Data segment —

= = = = = = =

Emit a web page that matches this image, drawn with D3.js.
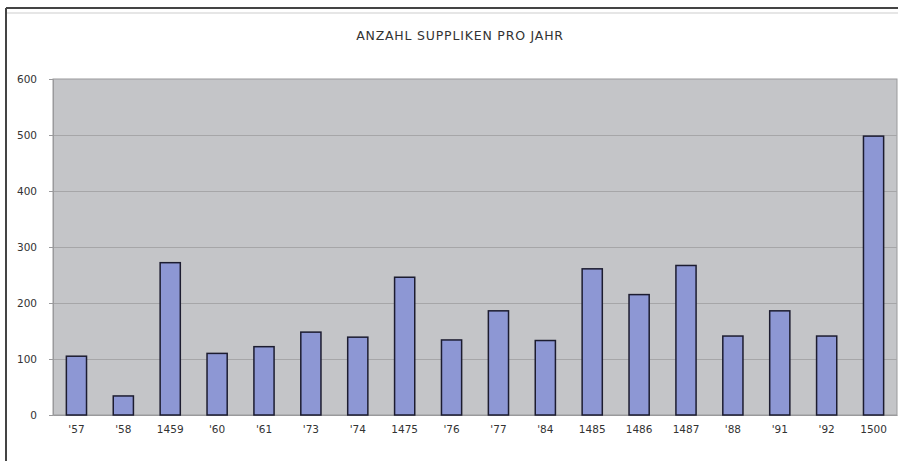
<!DOCTYPE html>
<html>
<head>
<script src="https://cdn.jsdelivr.net/npm/d3@7"></script>
<style>
  body { margin: 0; background: #fff; }
  text { font-family: "DejaVu Sans", Verdana, sans-serif; fill: #333; }
</style>
</head>
<body>
<svg width="898" height="461"></svg>
<script>
// categories and values
var years = ["'57", "'58", "1459", "'60", "'61", "'73", "'74", "1475", "'76", "'77",
             "'84", "1485", "1486", "1487", "'88", "'91", "'92", "1500"];
var counts = [105, 34, 272, 110, 122, 148, 139, 246, 134, 186,
              133, 261, 215, 267, 141, 186, 141, 498];
var yTicks = [0, 100, 200, 300, 400, 500, 600];

var svg = d3.select("svg");
var plotL = 53, plotR = 897, plotT = 79, plotB = 415;

// outer frame
svg.append("line").attr("x1", 6).attr("x2", 898).attr("y1", 8).attr("y2", 8)
  .attr("stroke", "#444").attr("stroke-width", 2);
svg.append("line").attr("x1", 6).attr("x2", 6).attr("y1", 8).attr("y2", 461)
  .attr("stroke", "#444").attr("stroke-width", 2);
svg.append("line").attr("x1", 7).attr("x2", 898).attr("y1", 13).attr("y2", 13)
  .attr("stroke", "#e6e6e6").attr("stroke-width", 2);

svg.append("text").attr("x", 460).attr("y", 40).attr("text-anchor", "middle")
  .style("font-size", "12.5px").style("letter-spacing", "0.8px")
  .text("ANZAHL SUPPLIKEN PRO JAHR");

var x = d3.scaleBand().domain(years).range([plotL, plotR]).paddingInner(0.57).paddingOuter(0.285);
var y = d3.scaleLinear().domain([0, 600]).range([plotB, plotT]);

svg.append("rect").attr("x", plotL).attr("y", plotT)
  .attr("width", plotR - plotL).attr("height", plotB - plotT)
  .attr("fill", "#c4c5c8").attr("stroke", "#9a9a9c");

// gridlines
svg.selectAll(".grid").data(yTicks.slice(1, -1)).enter().append("line")
  .attr("x1", plotL).attr("x2", plotR)
  .attr("y1", function(d) { return y(d) + 0.5 })
  .attr("y2", function(d) { return y(d) + 0.5 })
  .attr("stroke", "#a6a6a8");

var yAxis = svg.append("g").attr("transform", "translate(" + plotL + ",0)")
  .call(d3.axisLeft(y).tickValues(yTicks).tickSize(4).tickPadding(12));
yAxis.select(".domain").attr("stroke", "#9a9a9c");
yAxis.selectAll(".tick line").attr("stroke", "#9a9a9c");
yAxis.selectAll("text").style("font-size", "10.5px").attr("fill", "#333");

var xAxis = svg.append("g").attr("transform", "translate(0," + plotB + ")")
  .call(d3.axisBottom(x).tickSize(0).tickPadding(11));
xAxis.select(".domain").attr("stroke", "#9a9a9c");
xAxis.selectAll("text").style("font-size", "10.5px").attr("fill", "#333");

svg.selectAll(".bar").data(counts).enter().append("rect")
  .attr("x", function(d, i) { return x(years[i]) })
  .attr("y", function(d) { return y(d) })
  .attr("width", x.bandwidth())
  .attr("height", function(d) { return plotB - y(d) })
  .attr("fill", "#8d97d4")
  .attr("stroke", "#1c1c30")
  .attr("stroke-width", 1.5);
</script>
</body>
</html>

= = = = = = =

Leave out the pictures and output the rest of the material exactly as written.

Emit a web page that matches this image, drawn with D3.js.
<!DOCTYPE html>
<html>
<head>
<script src="https://cdn.jsdelivr.net/npm/d3@7"></script>
<style>
  body { margin: 0; background: #fff; }
  text { font-family: "DejaVu Sans", Verdana, sans-serif; fill: #333; }
</style>
</head>
<body>
<svg width="898" height="461"></svg>
<script>
// categories and values
var years = ["'57", "'58", "1459", "'60", "'61", "'73", "'74", "1475", "'76", "'77",
             "'84", "1485", "1486", "1487", "'88", "'91", "'92", "1500"];
var counts = [105, 34, 272, 110, 122, 148, 139, 246, 134, 186,
              133, 261, 215, 267, 141, 186, 141, 498];
var yTicks = [0, 100, 200, 300, 400, 500, 600];

var svg = d3.select("svg");
var plotL = 53, plotR = 897, plotT = 79, plotB = 415;

// outer frame
svg.append("line").attr("x1", 6).attr("x2", 898).attr("y1", 8).attr("y2", 8)
  .attr("stroke", "#444").attr("stroke-width", 2);
svg.append("line").attr("x1", 6).attr("x2", 6).attr("y1", 8).attr("y2", 461)
  .attr("stroke", "#444").attr("stroke-width", 2);
svg.append("line").attr("x1", 7).attr("x2", 898).attr("y1", 13).attr("y2", 13)
  .attr("stroke", "#e6e6e6").attr("stroke-width", 2);

svg.append("text").attr("x", 460).attr("y", 40).attr("text-anchor", "middle")
  .style("font-size", "12.5px").style("letter-spacing", "0.8px")
  .text("ANZAHL SUPPLIKEN PRO JAHR");

var x = d3.scaleBand().domain(years).range([plotL, plotR]).paddingInner(0.57).paddingOuter(0.285);
var y = d3.scaleLinear().domain([0, 600]).range([plotB, plotT]);

svg.append("rect").attr("x", plotL).attr("y", plotT)
  .attr("width", plotR - plotL).attr("height", plotB - plotT)
  .attr("fill", "#c4c5c8").attr("stroke", "#9a9a9c");

// gridlines
svg.selectAll(".grid").data(yTicks.slice(1, -1)).enter().append("line")
  .attr("x1", plotL).attr("x2", plotR)
  .attr("y1", function(d) { return y(d) + 0.5 })
  .attr("y2", function(d) { return y(d) + 0.5 })
  .attr("stroke", "#a6a6a8");

var yAxis = svg.append("g").attr("transform", "translate(" + plotL + ",0)")
  .call(d3.axisLeft(y).tickValues(yTicks).tickSize(4).tickPadding(12));
yAxis.select(".domain").attr("stroke", "#9a9a9c");
yAxis.selectAll(".tick line").attr("stroke", "#9a9a9c");
yAxis.selectAll("text").style("font-size", "10.5px").attr("fill", "#333");

var xAxis = svg.append("g").attr("transform", "translate(0," + plotB + ")")
  .call(d3.axisBottom(x).tickSize(0).tickPadding(11));
xAxis.select(".domain").attr("stroke", "#9a9a9c");
xAxis.selectAll("text").style("font-size", "10.5px").attr("fill", "#333");

svg.selectAll(".bar").data(counts).enter().append("rect")
  .attr("x", function(d, i) { return x(years[i]) })
  .attr("y", function(d) { return y(d) })
  .attr("width", x.bandwidth())
  .attr("height", function(d) { return plotB - y(d) })
  .attr("fill", "#8d97d4")
  .attr("stroke", "#1c1c30")
  .attr("stroke-width", 1.5);
</script>
</body>
</html>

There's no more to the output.